Records for this task ▸
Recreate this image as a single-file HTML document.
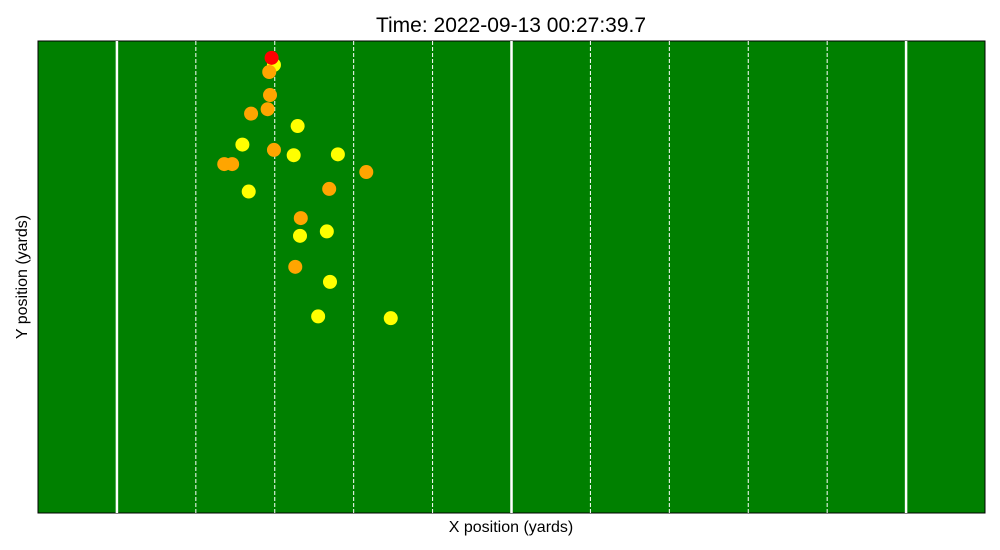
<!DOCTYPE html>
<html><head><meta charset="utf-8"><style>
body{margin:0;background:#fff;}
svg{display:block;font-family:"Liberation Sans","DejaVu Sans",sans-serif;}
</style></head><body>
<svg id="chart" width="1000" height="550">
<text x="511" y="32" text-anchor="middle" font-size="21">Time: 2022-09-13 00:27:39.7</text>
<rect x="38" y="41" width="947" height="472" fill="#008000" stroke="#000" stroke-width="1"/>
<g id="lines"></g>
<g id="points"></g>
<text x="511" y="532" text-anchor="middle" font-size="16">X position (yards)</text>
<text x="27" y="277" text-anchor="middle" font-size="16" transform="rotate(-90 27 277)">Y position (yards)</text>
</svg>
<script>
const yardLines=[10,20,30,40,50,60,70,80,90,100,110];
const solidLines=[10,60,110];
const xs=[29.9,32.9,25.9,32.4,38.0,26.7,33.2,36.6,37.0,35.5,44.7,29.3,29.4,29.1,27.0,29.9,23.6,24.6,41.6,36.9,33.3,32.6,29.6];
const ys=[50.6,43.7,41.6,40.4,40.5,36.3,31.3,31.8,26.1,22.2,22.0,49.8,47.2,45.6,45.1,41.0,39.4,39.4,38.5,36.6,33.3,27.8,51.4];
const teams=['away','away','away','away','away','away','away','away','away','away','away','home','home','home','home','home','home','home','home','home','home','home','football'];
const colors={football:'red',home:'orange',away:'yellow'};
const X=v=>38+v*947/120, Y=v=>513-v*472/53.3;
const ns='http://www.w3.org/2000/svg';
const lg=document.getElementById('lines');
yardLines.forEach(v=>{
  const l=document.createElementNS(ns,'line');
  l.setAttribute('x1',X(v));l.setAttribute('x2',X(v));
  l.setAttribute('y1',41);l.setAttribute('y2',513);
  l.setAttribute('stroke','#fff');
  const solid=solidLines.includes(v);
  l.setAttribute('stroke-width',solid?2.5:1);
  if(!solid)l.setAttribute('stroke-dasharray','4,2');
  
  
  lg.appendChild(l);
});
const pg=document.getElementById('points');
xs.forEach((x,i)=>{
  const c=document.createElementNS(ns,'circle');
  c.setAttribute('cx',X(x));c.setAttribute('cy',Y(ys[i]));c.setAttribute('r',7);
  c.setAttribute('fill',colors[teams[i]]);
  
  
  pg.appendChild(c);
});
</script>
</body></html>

...

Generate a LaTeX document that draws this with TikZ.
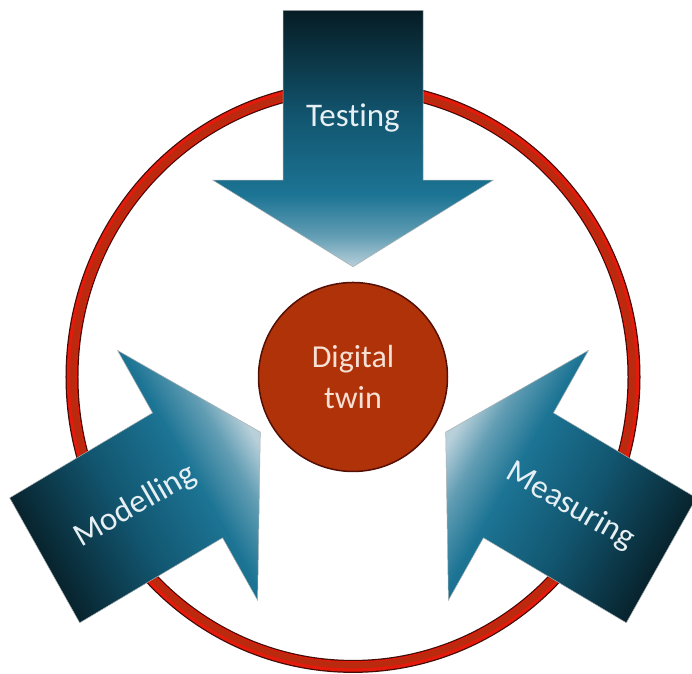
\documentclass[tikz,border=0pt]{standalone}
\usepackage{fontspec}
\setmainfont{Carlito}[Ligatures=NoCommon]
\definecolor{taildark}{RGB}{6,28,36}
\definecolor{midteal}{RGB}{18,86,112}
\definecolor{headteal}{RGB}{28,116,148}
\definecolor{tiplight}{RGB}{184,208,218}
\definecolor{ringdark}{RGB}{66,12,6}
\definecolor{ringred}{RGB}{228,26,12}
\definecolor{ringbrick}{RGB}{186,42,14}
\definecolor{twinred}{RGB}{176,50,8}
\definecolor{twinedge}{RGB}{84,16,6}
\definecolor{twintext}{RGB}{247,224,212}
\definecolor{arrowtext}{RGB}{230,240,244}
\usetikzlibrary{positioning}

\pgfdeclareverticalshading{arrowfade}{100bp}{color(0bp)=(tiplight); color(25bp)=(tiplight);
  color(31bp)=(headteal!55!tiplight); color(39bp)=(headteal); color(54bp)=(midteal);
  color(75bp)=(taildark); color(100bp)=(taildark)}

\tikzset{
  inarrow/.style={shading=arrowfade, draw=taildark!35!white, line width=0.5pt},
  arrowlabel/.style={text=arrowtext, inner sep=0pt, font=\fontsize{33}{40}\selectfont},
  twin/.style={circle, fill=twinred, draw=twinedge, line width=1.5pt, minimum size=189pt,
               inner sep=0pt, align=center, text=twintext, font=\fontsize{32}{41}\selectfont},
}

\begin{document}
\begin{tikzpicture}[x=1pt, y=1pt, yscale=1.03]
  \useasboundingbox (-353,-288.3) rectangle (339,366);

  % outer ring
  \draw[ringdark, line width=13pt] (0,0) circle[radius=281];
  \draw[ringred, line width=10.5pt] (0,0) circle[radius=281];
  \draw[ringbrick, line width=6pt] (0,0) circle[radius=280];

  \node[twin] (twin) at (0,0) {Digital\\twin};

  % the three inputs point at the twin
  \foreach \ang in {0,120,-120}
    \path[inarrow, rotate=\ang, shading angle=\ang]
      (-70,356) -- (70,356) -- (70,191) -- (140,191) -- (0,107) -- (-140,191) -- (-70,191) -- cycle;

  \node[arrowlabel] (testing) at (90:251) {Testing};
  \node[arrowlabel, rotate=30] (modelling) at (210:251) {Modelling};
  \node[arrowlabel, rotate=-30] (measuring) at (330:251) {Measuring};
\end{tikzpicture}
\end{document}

Your instructions ▸
Repeat exactly the part that opens with the line containing "Generate a LaTeX" and closes with the line containing "(twin) at (0,0)". Include both end lines, and drop the pictures.

Answer for this exercise ▸
Generate a LaTeX document that draws this with TikZ.
\documentclass[tikz,border=0pt]{standalone}
\usepackage{fontspec}
\setmainfont{Carlito}[Ligatures=NoCommon]
\definecolor{taildark}{RGB}{6,28,36}
\definecolor{midteal}{RGB}{18,86,112}
\definecolor{headteal}{RGB}{28,116,148}
\definecolor{tiplight}{RGB}{184,208,218}
\definecolor{ringdark}{RGB}{66,12,6}
\definecolor{ringred}{RGB}{228,26,12}
\definecolor{ringbrick}{RGB}{186,42,14}
\definecolor{twinred}{RGB}{176,50,8}
\definecolor{twinedge}{RGB}{84,16,6}
\definecolor{twintext}{RGB}{247,224,212}
\definecolor{arrowtext}{RGB}{230,240,244}
\usetikzlibrary{positioning}

\pgfdeclareverticalshading{arrowfade}{100bp}{color(0bp)=(tiplight); color(25bp)=(tiplight);
  color(31bp)=(headteal!55!tiplight); color(39bp)=(headteal); color(54bp)=(midteal);
  color(75bp)=(taildark); color(100bp)=(taildark)}

\tikzset{
  inarrow/.style={shading=arrowfade, draw=taildark!35!white, line width=0.5pt},
  arrowlabel/.style={text=arrowtext, inner sep=0pt, font=\fontsize{33}{40}\selectfont},
  twin/.style={circle, fill=twinred, draw=twinedge, line width=1.5pt, minimum size=189pt,
               inner sep=0pt, align=center, text=twintext, font=\fontsize{32}{41}\selectfont},
}

\begin{document}
\begin{tikzpicture}[x=1pt, y=1pt, yscale=1.03]
  \useasboundingbox (-353,-288.3) rectangle (339,366);

  % outer ring
  \draw[ringdark, line width=13pt] (0,0) circle[radius=281];
  \draw[ringred, line width=10.5pt] (0,0) circle[radius=281];
  \draw[ringbrick, line width=6pt] (0,0) circle[radius=280];

  \node[twin] (twin) at (0,0) {Digital\\twin};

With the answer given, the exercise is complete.